Hello Joel

The history of the relationship between coffins and page-makeup is relevant here.

Briefly, the ideas behind the current implementation of coffins was originally related purely to typesetting, in particular to the complex alignments that are needed in maths typesetting of, for example, three matrices that have to align row 3 of one with the middle of the next and the last row of the final one. 

The next development stage was somewhat different, aimed at page-makeup of title pages etc without using absolute coordinates or any “draw-like techniques”.

I shall leave out my comments on whether it is sensible to implement the construction of such pages without using draw-like technology.

But LaTeX definitely needs a “page-construction mode” that (amongst other useful stuff) can be used to construct such single (and singular) pages.  This will combine something based on the draw technology with other layout technology including (I hope) an extension of the coffin technology.

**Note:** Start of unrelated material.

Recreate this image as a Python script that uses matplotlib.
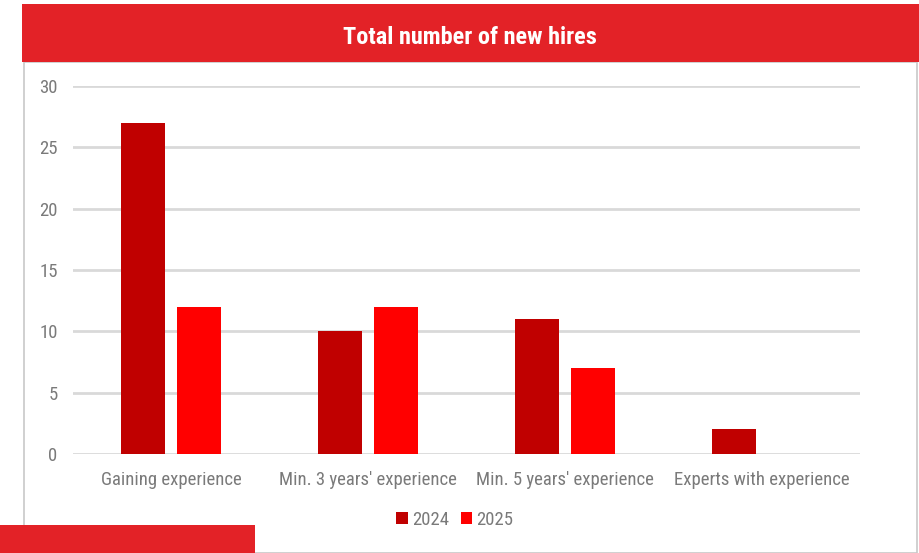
import numpy as np
from matplotlib import pyplot as plt
from matplotlib.patches import Rectangle

categories = ["Gaining experience", "Min. 3 years' experience",
              "Min. 5 years' experience", "Experts with experience"]
hires_2024 = [27, 10, 11, 2]
hires_2025 = [12, 12, 7, 0]
yticks = [0, 5, 10, 15, 20, 25, 30]

plt.rcParams['font.family'] = ['Roboto Condensed', 'Liberation Sans Narrow', 'Lato', 'DejaVu Sans']

W, H = 920, 553
fig = plt.figure(figsize=(W / 100, H / 100), dpi=100)

def fx(px):
    return px / W

def fy(py):
    return 1 - py / H

# panel border
fig.patches.append(Rectangle((fx(24), fy(553)), fx(917) - fx(24), fy(62) - fy(553),
                             transform=fig.transFigure, facecolor='white',
                             edgecolor='#c8c8c8', lw=1.2, zorder=0))
# header band
fig.patches.append(Rectangle((fx(22), fy(62)), fx(920) - fx(22), fy(4) - fy(62),
                             transform=fig.transFigure, facecolor='#e32227',
                             edgecolor='none', zorder=1))
fig.text(fx(470), fy(38), "Total number of new hires", color='white',
         fontsize=17.5, fontweight='bold', ha='center', va='center')
# bottom-left red block
fig.patches.append(Rectangle((0, 0), fx(255), fy(525),
                             transform=fig.transFigure, facecolor='#e32227',
                             edgecolor='none', zorder=2))

ax = fig.add_axes([fx(73), fy(454), fx(860) - fx(73), fy(86) - fy(454)])
ax.set_zorder(5)
ax.set_facecolor('none')
x = np.arange(len(categories))
w = 0.223
off = 0.142
ax.bar(x - off, hires_2024, w, color='#c00000', label='2024', zorder=3)
ax.bar(x + off, hires_2025, w, color='#ff0000', label='2025', zorder=3)

ax.set_xlim(-0.5, 3.5)
ax.set_ylim(0, 30)
ax.set_yticks(yticks)
ax.set_xticks(x)
ax.set_xticklabels(categories)
ax.grid(axis='y', color='#d9d9d9', lw=2, zorder=0)
for s in ax.spines.values():
    s.set_visible(False)
ax.tick_params(length=0, labelsize=13.5, colors='#7a7a7a')
ax.tick_params(axis='y', pad=11)
ax.tick_params(axis='x', pad=12)

ax.legend(loc='center', bbox_to_anchor=(fx(455), fy(520)),
          bbox_transform=fig.transFigure, ncol=2, frameon=False,
          fontsize=13.5, labelcolor='#7a7a7a', handlelength=0.6,
          handleheight=0.6, handletextpad=0.25, columnspacing=0.6)

fig.savefig('out.png', dpi=100)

This extension will, for example, support integration with draw technology and also support more complex alignments of nested coffins, as needed by the maths examples above.  But as you remark, come the day!  

So now is the time to provide good specs for the “New Coffins from Old” project :#)

Best wishes,
Chris

On 8 Jan 2019, at 04:40, Joel C. Salomon <[log in to unmask]> wrote:

On Mon, Jan 7, 2019, 3:23 AM Joseph Wright <[log in to unmask] wrote:
I'm mindful of the link, but at present can't say what exactly the
result will be :)

I suspect this will need to be explored once a more fully worked-out
l3draw is finished. Possibly coffins will be used instead of nodes ...
not sure.

For l3draw, it does make a kind of sense to hand-off typesetting actual text to the coffins module.

For absolute positioning, I wonder whether it might be reasonable to have implicit coffins (with nothing inside them, but with poles other coffins can be attached to) for the page and/or text-block.

Then again, creating these might be functions of the eventual L3 successor to the geometry package. (Headers and footers and margin notes are all going to be in coffins, come the day—right?)